Reproduce the listing below exactly, minus its pictures.
****************************************
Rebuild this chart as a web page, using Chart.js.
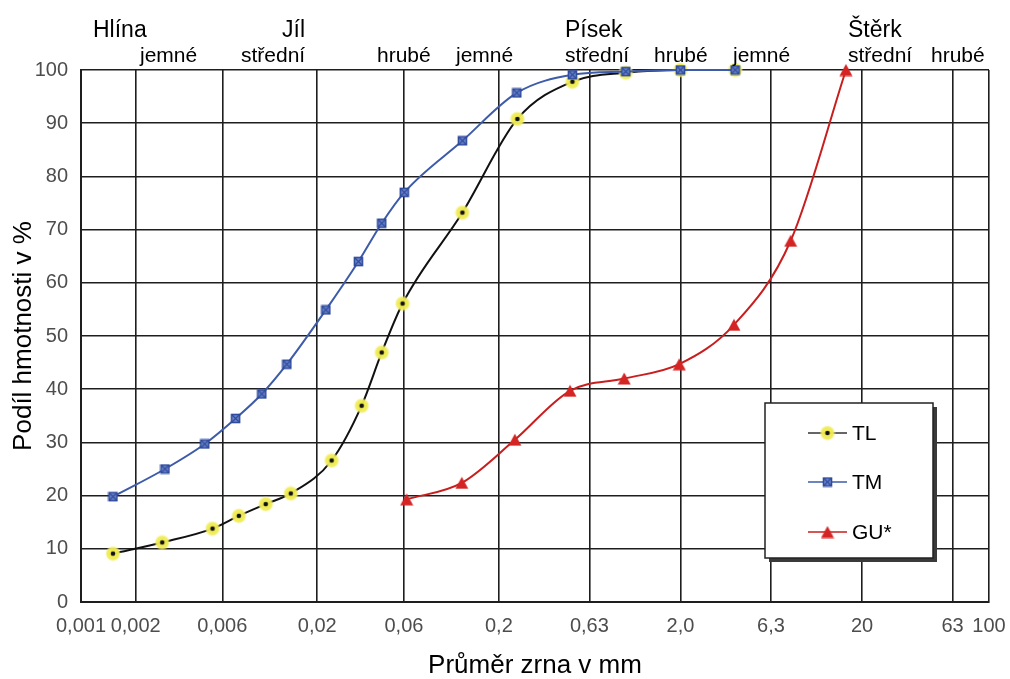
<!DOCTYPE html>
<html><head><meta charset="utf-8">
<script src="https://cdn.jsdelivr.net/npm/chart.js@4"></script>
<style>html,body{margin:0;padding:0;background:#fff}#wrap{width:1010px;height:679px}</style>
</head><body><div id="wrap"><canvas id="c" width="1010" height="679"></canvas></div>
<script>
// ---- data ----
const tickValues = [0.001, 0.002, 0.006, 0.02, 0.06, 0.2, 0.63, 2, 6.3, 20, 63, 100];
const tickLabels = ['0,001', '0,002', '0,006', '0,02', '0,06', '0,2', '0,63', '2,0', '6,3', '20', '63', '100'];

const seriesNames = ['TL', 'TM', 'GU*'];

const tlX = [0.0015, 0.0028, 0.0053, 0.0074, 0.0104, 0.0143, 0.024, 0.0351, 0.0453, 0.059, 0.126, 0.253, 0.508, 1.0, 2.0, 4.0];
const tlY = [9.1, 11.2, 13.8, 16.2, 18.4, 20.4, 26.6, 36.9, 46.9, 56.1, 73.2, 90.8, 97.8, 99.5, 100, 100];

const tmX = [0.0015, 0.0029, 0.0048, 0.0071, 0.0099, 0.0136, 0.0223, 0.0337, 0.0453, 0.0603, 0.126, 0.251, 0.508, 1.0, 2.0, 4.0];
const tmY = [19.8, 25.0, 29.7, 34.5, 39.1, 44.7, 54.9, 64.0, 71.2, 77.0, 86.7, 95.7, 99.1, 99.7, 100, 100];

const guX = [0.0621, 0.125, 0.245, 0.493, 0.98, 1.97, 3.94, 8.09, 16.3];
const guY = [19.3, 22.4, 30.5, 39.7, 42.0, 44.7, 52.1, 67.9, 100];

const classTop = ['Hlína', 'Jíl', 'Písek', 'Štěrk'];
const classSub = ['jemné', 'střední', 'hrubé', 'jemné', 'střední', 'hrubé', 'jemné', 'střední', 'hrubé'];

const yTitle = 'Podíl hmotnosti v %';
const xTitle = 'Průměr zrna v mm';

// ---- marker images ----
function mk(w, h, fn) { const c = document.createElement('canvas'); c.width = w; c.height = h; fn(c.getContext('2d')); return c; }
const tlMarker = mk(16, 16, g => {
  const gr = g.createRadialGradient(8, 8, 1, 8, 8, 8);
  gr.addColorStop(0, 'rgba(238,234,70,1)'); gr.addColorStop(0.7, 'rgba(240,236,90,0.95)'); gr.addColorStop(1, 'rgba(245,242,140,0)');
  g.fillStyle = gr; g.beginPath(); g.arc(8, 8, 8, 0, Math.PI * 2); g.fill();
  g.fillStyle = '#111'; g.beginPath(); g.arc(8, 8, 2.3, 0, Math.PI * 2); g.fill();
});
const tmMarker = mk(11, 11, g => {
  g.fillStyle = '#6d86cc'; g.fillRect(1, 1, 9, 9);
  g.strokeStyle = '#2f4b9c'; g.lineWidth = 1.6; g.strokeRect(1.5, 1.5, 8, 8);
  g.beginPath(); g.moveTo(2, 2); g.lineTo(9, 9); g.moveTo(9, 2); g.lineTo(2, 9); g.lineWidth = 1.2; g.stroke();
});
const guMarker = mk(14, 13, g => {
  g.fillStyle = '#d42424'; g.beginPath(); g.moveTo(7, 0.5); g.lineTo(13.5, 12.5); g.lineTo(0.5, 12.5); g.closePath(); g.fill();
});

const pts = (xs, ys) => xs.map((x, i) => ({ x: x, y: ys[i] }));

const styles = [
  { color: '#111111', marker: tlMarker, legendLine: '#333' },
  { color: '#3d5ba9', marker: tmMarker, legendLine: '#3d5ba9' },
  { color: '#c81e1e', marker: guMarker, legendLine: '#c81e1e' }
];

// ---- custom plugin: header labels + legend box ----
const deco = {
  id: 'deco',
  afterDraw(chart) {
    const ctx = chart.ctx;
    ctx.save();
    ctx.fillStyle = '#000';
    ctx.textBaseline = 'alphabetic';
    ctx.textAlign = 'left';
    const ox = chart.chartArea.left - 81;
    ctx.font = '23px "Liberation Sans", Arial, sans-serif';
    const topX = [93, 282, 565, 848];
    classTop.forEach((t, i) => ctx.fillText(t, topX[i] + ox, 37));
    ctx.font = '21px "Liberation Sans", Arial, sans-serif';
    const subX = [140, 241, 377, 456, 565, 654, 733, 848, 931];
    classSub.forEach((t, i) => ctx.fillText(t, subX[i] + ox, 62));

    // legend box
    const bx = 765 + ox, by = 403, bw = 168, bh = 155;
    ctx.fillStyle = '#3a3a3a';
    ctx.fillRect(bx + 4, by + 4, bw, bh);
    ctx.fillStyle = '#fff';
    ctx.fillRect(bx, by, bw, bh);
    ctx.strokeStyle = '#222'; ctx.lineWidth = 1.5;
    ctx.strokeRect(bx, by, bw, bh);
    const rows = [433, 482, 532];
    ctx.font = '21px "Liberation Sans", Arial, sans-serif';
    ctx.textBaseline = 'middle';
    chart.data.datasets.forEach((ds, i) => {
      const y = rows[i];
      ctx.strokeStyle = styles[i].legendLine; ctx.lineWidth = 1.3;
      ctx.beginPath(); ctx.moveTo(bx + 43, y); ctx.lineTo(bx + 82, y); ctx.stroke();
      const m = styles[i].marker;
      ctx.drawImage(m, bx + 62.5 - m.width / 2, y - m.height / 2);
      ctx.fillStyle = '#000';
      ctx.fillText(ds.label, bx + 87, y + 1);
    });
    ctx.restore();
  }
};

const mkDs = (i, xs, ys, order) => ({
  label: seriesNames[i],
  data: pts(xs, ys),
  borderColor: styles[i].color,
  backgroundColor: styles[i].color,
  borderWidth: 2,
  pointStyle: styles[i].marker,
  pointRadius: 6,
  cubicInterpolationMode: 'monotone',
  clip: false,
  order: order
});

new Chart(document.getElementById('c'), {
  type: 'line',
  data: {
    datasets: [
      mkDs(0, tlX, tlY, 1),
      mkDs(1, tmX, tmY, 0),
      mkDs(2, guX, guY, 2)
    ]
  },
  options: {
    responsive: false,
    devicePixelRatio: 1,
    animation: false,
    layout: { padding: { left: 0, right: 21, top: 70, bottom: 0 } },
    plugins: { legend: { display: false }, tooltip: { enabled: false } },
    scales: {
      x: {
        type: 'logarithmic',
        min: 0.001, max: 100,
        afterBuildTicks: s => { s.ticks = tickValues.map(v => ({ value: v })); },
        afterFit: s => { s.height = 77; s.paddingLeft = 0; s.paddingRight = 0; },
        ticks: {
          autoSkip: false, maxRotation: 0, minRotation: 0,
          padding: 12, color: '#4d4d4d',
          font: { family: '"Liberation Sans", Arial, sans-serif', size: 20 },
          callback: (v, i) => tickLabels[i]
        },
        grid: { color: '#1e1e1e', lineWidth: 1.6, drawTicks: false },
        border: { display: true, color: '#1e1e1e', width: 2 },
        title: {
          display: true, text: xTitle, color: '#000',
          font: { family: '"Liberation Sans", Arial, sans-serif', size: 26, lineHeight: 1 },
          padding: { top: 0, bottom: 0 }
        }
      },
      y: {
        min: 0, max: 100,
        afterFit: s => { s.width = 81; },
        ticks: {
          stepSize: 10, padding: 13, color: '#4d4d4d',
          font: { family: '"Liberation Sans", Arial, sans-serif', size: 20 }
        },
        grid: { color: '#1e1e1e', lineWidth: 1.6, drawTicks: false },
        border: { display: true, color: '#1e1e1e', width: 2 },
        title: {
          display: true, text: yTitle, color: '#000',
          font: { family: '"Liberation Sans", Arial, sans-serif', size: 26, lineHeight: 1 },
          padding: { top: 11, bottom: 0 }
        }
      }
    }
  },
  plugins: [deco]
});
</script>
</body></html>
****************************************
__Solved problem__:
Rebuild this chart as a web page, using Chart.js.
<!DOCTYPE html>
<html><head><meta charset="utf-8">
<script src="https://cdn.jsdelivr.net/npm/chart.js@4"></script>
<style>html,body{margin:0;padding:0;background:#fff}#wrap{width:1010px;height:679px}</style>
</head><body><div id="wrap"><canvas id="c" width="1010" height="679"></canvas></div>
<script>
// ---- data ----
const tickValues = [0.001, 0.002, 0.006, 0.02, 0.06, 0.2, 0.63, 2, 6.3, 20, 63, 100];
const tickLabels = ['0,001', '0,002', '0,006', '0,02', '0,06', '0,2', '0,63', '2,0', '6,3', '20', '63', '100'];

const seriesNames = ['TL', 'TM', 'GU*'];

const tlX = [0.0015, 0.0028, 0.0053, 0.0074, 0.0104, 0.0143, 0.024, 0.0351, 0.0453, 0.059, 0.126, 0.253, 0.508, 1.0, 2.0, 4.0];
const tlY = [9.1, 11.2, 13.8, 16.2, 18.4, 20.4, 26.6, 36.9, 46.9, 56.1, 73.2, 90.8, 97.8, 99.5, 100, 100];

const tmX = [0.0015, 0.0029, 0.0048, 0.0071, 0.0099, 0.0136, 0.0223, 0.0337, 0.0453, 0.0603, 0.126, 0.251, 0.508, 1.0, 2.0, 4.0];
const tmY = [19.8, 25.0, 29.7, 34.5, 39.1, 44.7, 54.9, 64.0, 71.2, 77.0, 86.7, 95.7, 99.1, 99.7, 100, 100];

const guX = [0.0621, 0.125, 0.245, 0.493, 0.98, 1.97, 3.94, 8.09, 16.3];
const guY = [19.3, 22.4, 30.5, 39.7, 42.0, 44.7, 52.1, 67.9, 100];

const classTop = ['Hlína', 'Jíl', 'Písek', 'Štěrk'];
const classSub = ['jemné', 'střední', 'hrubé', 'jemné', 'střední', 'hrubé', 'jemné', 'střední', 'hrubé'];

const yTitle = 'Podíl hmotnosti v %';
const xTitle = 'Průměr zrna v mm';

// ---- marker images ----
function mk(w, h, fn) { const c = document.createElement('canvas'); c.width = w; c.height = h; fn(c.getContext('2d')); return c; }
const tlMarker = mk(16, 16, g => {
  const gr = g.createRadialGradient(8, 8, 1, 8, 8, 8);
  gr.addColorStop(0, 'rgba(238,234,70,1)'); gr.addColorStop(0.7, 'rgba(240,236,90,0.95)'); gr.addColorStop(1, 'rgba(245,242,140,0)');
  g.fillStyle = gr; g.beginPath(); g.arc(8, 8, 8, 0, Math.PI * 2); g.fill();
  g.fillStyle = '#111'; g.beginPath(); g.arc(8, 8, 2.3, 0, Math.PI * 2); g.fill();
});
const tmMarker = mk(11, 11, g => {
  g.fillStyle = '#6d86cc'; g.fillRect(1, 1, 9, 9);
  g.strokeStyle = '#2f4b9c'; g.lineWidth = 1.6; g.strokeRect(1.5, 1.5, 8, 8);
  g.beginPath(); g.moveTo(2, 2); g.lineTo(9, 9); g.moveTo(9, 2); g.lineTo(2, 9); g.lineWidth = 1.2; g.stroke();
});
const guMarker = mk(14, 13, g => {
  g.fillStyle = '#d42424'; g.beginPath(); g.moveTo(7, 0.5); g.lineTo(13.5, 12.5); g.lineTo(0.5, 12.5); g.closePath(); g.fill();
});

const pts = (xs, ys) => xs.map((x, i) => ({ x: x, y: ys[i] }));

const styles = [
  { color: '#111111', marker: tlMarker, legendLine: '#333' },
  { color: '#3d5ba9', marker: tmMarker, legendLine: '#3d5ba9' },
  { color: '#c81e1e', marker: guMarker, legendLine: '#c81e1e' }
];

// ---- custom plugin: header labels + legend box ----
const deco = {
  id: 'deco',
  afterDraw(chart) {
    const ctx = chart.ctx;
    ctx.save();
    ctx.fillStyle = '#000';
    ctx.textBaseline = 'alphabetic';
    ctx.textAlign = 'left';
    const ox = chart.chartArea.left - 81;
    ctx.font = '23px "Liberation Sans", Arial, sans-serif';
    const topX = [93, 282, 565, 848];
    classTop.forEach((t, i) => ctx.fillText(t, topX[i] + ox, 37));
    ctx.font = '21px "Liberation Sans", Arial, sans-serif';
    const subX = [140, 241, 377, 456, 565, 654, 733, 848, 931];
    classSub.forEach((t, i) => ctx.fillText(t, subX[i] + ox, 62));

    // legend box
    const bx = 765 + ox, by = 403, bw = 168, bh = 155;
    ctx.fillStyle = '#3a3a3a';
    ctx.fillRect(bx + 4, by + 4, bw, bh);
    ctx.fillStyle = '#fff';
    ctx.fillRect(bx, by, bw, bh);
    ctx.strokeStyle = '#222'; ctx.lineWidth = 1.5;
    ctx.strokeRect(bx, by, bw, bh);
    const rows = [433, 482, 532];
    ctx.font = '21px "Liberation Sans", Arial, sans-serif';
    ctx.textBaseline = 'middle';
    chart.data.datasets.forEach((ds, i) => {
      const y = rows[i];
      ctx.strokeStyle = styles[i].legendLine; ctx.lineWidth = 1.3;
      ctx.beginPath(); ctx.moveTo(bx + 43, y); ctx.lineTo(bx + 82, y); ctx.stroke();
      const m = styles[i].marker;
      ctx.drawImage(m, bx + 62.5 - m.width / 2, y - m.height / 2);
      ctx.fillStyle = '#000';
      ctx.fillText(ds.label, bx + 87, y + 1);
    });
    ctx.restore();
  }
};

const mkDs = (i, xs, ys, order) => ({
  label: seriesNames[i],
  data: pts(xs, ys),
  borderColor: styles[i].color,
  backgroundColor: styles[i].color,
  borderWidth: 2,
  pointStyle: styles[i].marker,
  pointRadius: 6,
  cubicInterpolationMode: 'monotone',
  clip: false,
  order: order
});

new Chart(document.getElementById('c'), {
  type: 'line',
  data: {
    datasets: [
      mkDs(0, tlX, tlY, 1),
      mkDs(1, tmX, tmY, 0),
      mkDs(2, guX, guY, 2)
    ]
  },
  options: {
    responsive: false,
    devicePixelRatio: 1,
    animation: false,
    layout: { padding: { left: 0, right: 21, top: 70, bottom: 0 } },
    plugins: { legend: { display: false }, tooltip: { enabled: false } },
    scales: {
      x: {
        type: 'logarithmic',
        min: 0.001, max: 100,
        afterBuildTicks: s => { s.ticks = tickValues.map(v => ({ value: v })); },
        afterFit: s => { s.height = 77; s.paddingLeft = 0; s.paddingRight = 0; },
        ticks: {
          autoSkip: false, maxRotation: 0, minRotation: 0,
          padding: 12, color: '#4d4d4d',
          font: { family: '"Liberation Sans", Arial, sans-serif', size: 20 },
          callback: (v, i) => tickLabels[i]
        },
        grid: { color: '#1e1e1e', lineWidth: 1.6, drawTicks: false },
        border: { display: true, color: '#1e1e1e', width: 2 },
        title: {
          display: true, text: xTitle, color: '#000',
          font: { family: '"Liberation Sans", Arial, sans-serif', size: 26, lineHeight: 1 },
          padding: { top: 0, bottom: 0 }
        }
      },
      y: {
        min: 0, max: 100,
        afterFit: s => { s.width = 81; },
        ticks: {
          stepSize: 10, padding: 13, color: '#4d4d4d',
          font: { family: '"Liberation Sans", Arial, sans-serif', size: 20 }
        },
        grid: { color: '#1e1e1e', lineWidth: 1.6, drawTicks: false },
        border: { display: true, color: '#1e1e1e', width: 2 },
        title: {
          display: true, text: yTitle, color: '#000',
          font: { family: '"Liberation Sans", Arial, sans-serif', size: 26, lineHeight: 1 },
          padding: { top: 11, bottom: 0 }
        }
      }
    }
  },
  plugins: [deco]
});
</script>
</body></html>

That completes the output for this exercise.